Equal Pay Day for AAPI women comes amid violent attacks, record unemployment

kali9/iStockBy KATIE KINDELAN via GMA

(NEW YORK) — March 9 marks Equal Pay Day for Asian American and Pacific Islander women, the day that AAPI women have to work into 2021 to earn the same amount of money that white, non-Hispanic men earned in 2020, according to the National Women’s Law Center (NWLC).

On average, AAPI women are paid 85 centers for every dollar paid to white, non-Hispanic men, according to the NWLC, a policy-focused organization that fights for gender justice.

“This group faces one of the smallest wage gaps, but the loss of 15 cents on the dollar, it adds up,” Jasmine Tucker, director of research at the NWLC, said. “It’s $833 [lost] a month, $10,000 a year and $400,000 over the course of a career, and those are just lost earnings.”

This year’s AAPI Equal Pay Day comes at a particularly tenuous time specifically for women, who have been hit disproportionately hard financially by the coronavirus pandemic, which has put more than 2 million women overall out of the workforce.

AAPI women are facing an unemployment rate that is now double their pre-pandemic rate. Asian American women are facing the highest long-term unemployment rate among women of any race, according to Tucker.
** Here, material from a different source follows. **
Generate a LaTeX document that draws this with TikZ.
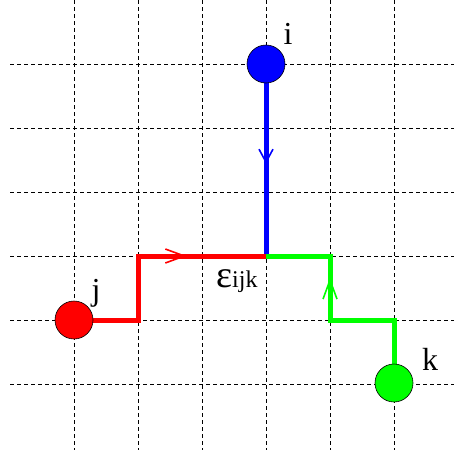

“There are all of these hurdles that they’re facing, and if they were paid what they were owed all of this time, they may have been able to weather this storm a little bit easier,” Tucker said, adding that 45% of unemployed Asian American women have been unemployed for six months or longer.

AAPI women are also fearful of their own safety during the pandemic, which has also hurt them economically, according to Sung Yeon Choimorrow, executive director of the National Asian Pacific American Women’s Forum, a nonprofit organization that works to amplify AAPI women’s stories and experiences.

Amid a spate of violent attacks on Asian Americans across the country, reported to be fueled in part by biases pertaining to the coronavirus pandemic, Asian American women are reporting crimes and harassment at nearly three times the rate as Asian American men, according to Choimorrow.

“That is the reality that we live in right now,” she told “GMA.” “And all of these factors limit our economic potential.”

When it comes to the gender wage gap for AAPI women overall, there is also a large disparity in the wages different groups of women under that same umbrella are making. If the data is not disaggregated in order to paint a fuller picture, it can be damaging to AAPI women, according to both Choimorrow and Tucker.

Tucker points out that while Japanese women make 95 cents for every dollar that white men make, Burmese women, for example, make 52 cents on the dollar. Similarly, Filipino women also make much less.

“While [the data] says we’re making 85 cents to a white man’s dollar, there’s so much nuance that goes into that story,” Choimorrow said. “There are [AAPI] women who make 50 cents to a white man’s dollar, and we don’t often hear those stories, and they’re not the names that we often see.”

“I think the bigger issue that gets overlooked is that women in these communities often don’t have the kind of whatever limited safety net our country creates for people in low-income situations,” she said, noting that information on government programs like unemployment insurance is often not automatically translated into multiple languages and is therefore inaccessible.

The pay gap for AAPI women is, at 85 cents, one of the smallest wage gaps overall. Overall, women in the U.S. who work full-time, year-round are typically paid 82 cents for every dollar paid to their male counterparts, according to the NWLC.

“I think this group is skimmed over a lot, because they tend to make a little bit more money, and they face the model minority myth, but AAPI women are in households that have lost income, they’re more likely than any other group to be looking for employment that is long-term, and they’re behind on their rent and mortgage payments more often than white people,” Tucker said. “They’re in a crisis, and there are ways to fix this.”

Tucker suggested items such as holding employers accountable for diverse hiring and promotions, raising the minimum wage, passing the Paycheck Fairness Act in Congress and creating a better child care infrastructure in the U.S. as solutions that would help AAPI women as well as all women.

“If we’re not going to do this now, when everything has been exposed, every problem that we have, all of the racism, all of the sexism, the lack of child care, all of the problems that existed before the pandemic, now there is a spotlight on them,” Tucker said. “If now is not the time to do something, I’m worried that it will never be the time.”